Recently, several of the teachers in my group have come into the opportunity to participate in some vocabulary-teaching research. I'm very excited! I hope my learners will benefit directly, but I also hope that my own skills will improve significantly during the course of the project (it stretches out over the next seven months).
Our program normally uses a thematic framework rather than a cut and dried curriculum. This gives teachers quite a bit of latitude when it comes to individual lesson plans. Each month, we focus on a common topic so we can support each other, but we are free to decide independently how to go about exploring the topic with our learners. I love this, because I can bring learners into the decision-making from lesson to lesson. However, thanks to this project we have prepared a more formal three-month curriculum. We've chosen specific topics and texts. Our project leader will provide particulars with regard to teaching vocabulary. The rest -- how we interact with the content of the text -- will be defined by the teachers.
Our project leader has suggested that we read a recently-published book: Teaching Vocabulary to English Language Learners by Graves, August and Mancilla-Martinez. I bought the text, skimmed though it, and began reading ... but at about the same time, an online book reading group formed over at ELL-U. They were planning to read and discuss Vocabulary Myths by Keith Folse. That seemed like an excellent opportunity to keep my focus (thanks to weekly deadlines) and to expand learning beyond the book through the discussion with fellow teachers, so I signed on. I will follow with Graves when the discussion group ends in a month.

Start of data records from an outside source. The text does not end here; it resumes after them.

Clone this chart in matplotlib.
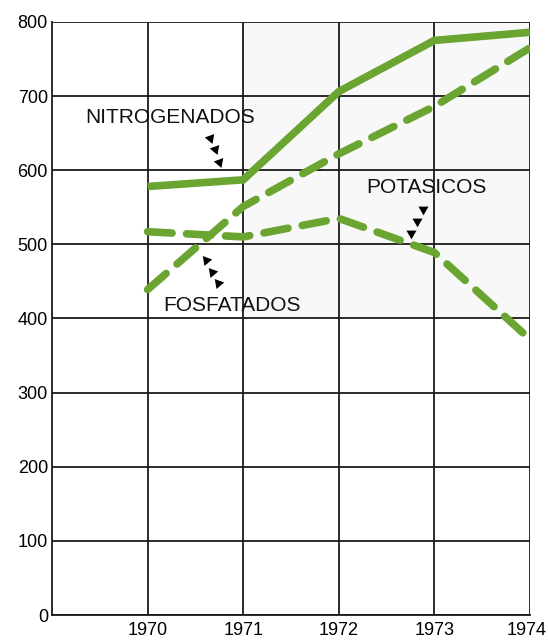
import matplotlib.pyplot as plt
from matplotlib.patches import Rectangle
from matplotlib.transforms import ScaledTranslation

years = [1970, 1971, 1972, 1973, 1974]
nitrogenados = [578, 587, 706, 775, 786]
fosfatados = [439, 551, 622, 686, 765]
potasicos = [517, 510, 535, 489, 372]

y_ticks = [0, 100, 200, 300, 400, 500, 600, 700, 800]
x_ticks = [1970, 1971, 1972, 1973, 1974]

# label text and positions (data coords)
labels = ["NITROGENADOS", "FOSFATADOS", "POTASICOS"]
label_x = [1970.24, 1970.88, 1972.92]
label_y = [671, 418, 577]

# little chains of triangles pointing at each line
arrow_x = [[1970.65, 1970.71, 1970.75],
           [1970.61, 1970.67, 1970.74],
           [1972.88, 1972.82, 1972.76]]
arrow_y = [[644, 628, 611],
           [479, 463, 448],
           [548, 532, 515]]
arrow_marker = [(3, 0, 80), (3, 0, -80), (3, 0, -60)]

green = "#6aa532"

plt.rcParams['font.family'] = ['Liberation Sans', 'DejaVu Sans']

fig = plt.figure(figsize=(5.48, 6.44), dpi=100)
ax = fig.add_axes([0.095, 0.045, 0.872, 0.921])

# faint grey shading from the scan
ax.add_patch(Rectangle((1971, 400), 3, 400, color="#f8f8f8", zorder=0, lw=0))

ax.plot(years, nitrogenados, color=green, lw=5.5, solid_capstyle="butt", zorder=3)
ax.plot(years, fosfatados, color=green, lw=5.5, dashes=(3.2, 1.9),
        dash_capstyle="round", zorder=3)
ax.plot(years, potasicos, color=green, lw=5.5, dashes=(3.2, 1.9),
        dash_capstyle="round", zorder=3)

for t, x, y in zip(labels, label_x, label_y):
    ax.text(x, y, t, ha="center", va="center", fontsize=15, color="#111111", zorder=4)

for xs, ys, m in zip(arrow_x, arrow_y, arrow_marker):
    ax.scatter(xs, ys, marker=m, s=70, color="black", zorder=4, linewidths=0)

ax.set_xlim(1969, 1974)
ax.set_ylim(0, 800)
ax.set_yticks(y_ticks)
ax.set_xticks(x_ticks)
ax.set_yticklabels([str(v) for v in y_ticks], fontsize=13)
ax.set_xticklabels([str(v) for v in x_ticks], fontsize=13)
ax.tick_params(length=0, pad=3)
ax.tick_params(axis="x", pad=5)
# last year label sits against the right edge
last = ax.get_xticklabels()[-1]
last.set_transform(last.get_transform() + ScaledTranslation(-3 / 100, 0, fig.dpi_scale_trans))

ax.grid(True, color="#1a1a1a", lw=1.3, zorder=1)
ax.set_axisbelow(True)
for side in ["top", "right"]:
    ax.spines[side].set_visible(False)
for side in ["left", "bottom"]:
    ax.spines[side].set_linewidth(1.3)
    ax.spines[side].set_color("#1a1a1a")

fig.savefig("out.png", dpi=100)
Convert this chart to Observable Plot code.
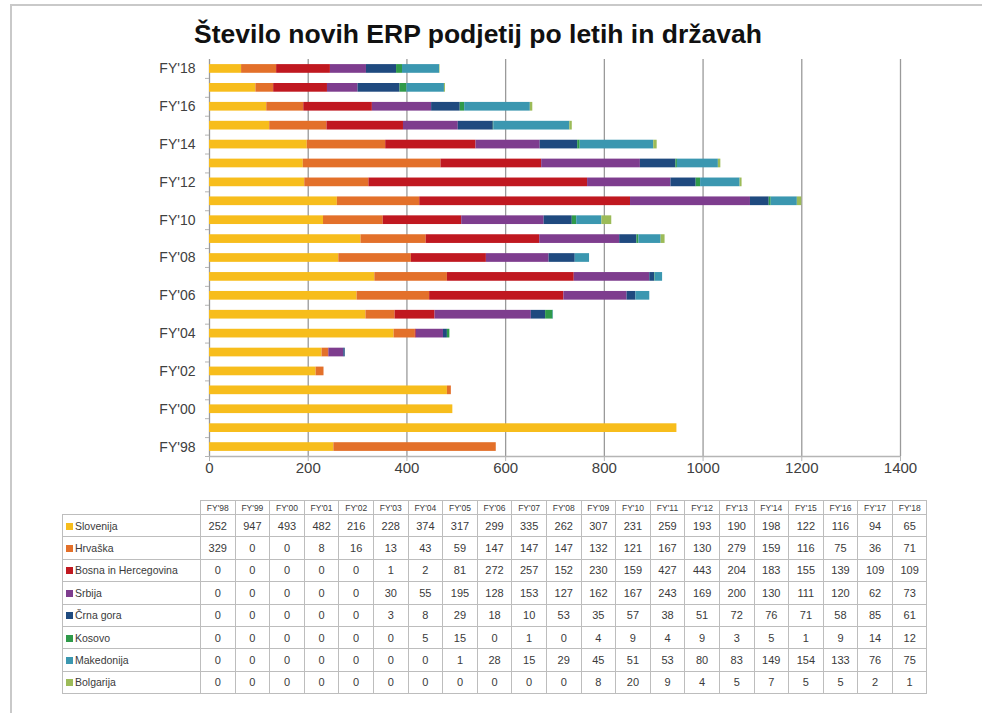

So, I'll probably be reflecting on vocabulary-teaching a lot over the next few months. I don't intend to comment any more on the project itself, but rather on my own learning -- especially my questions about and reactions to the two recommended books.
It seems as if vocabulary-teaching is quite a hot topic these days. Our local TESOL chapter recently offered a forum on the subject and I've been seeing other online opportunities as well. Is it really the case, or am I just sensitized these days? (Wink!)
PS: I provide links to Amazon only so that you can see what the book's cover looks like, read reviews and (sometimes) page through the table of contents and example text. I'm not advertising on behalf of anyone. Just to be clear!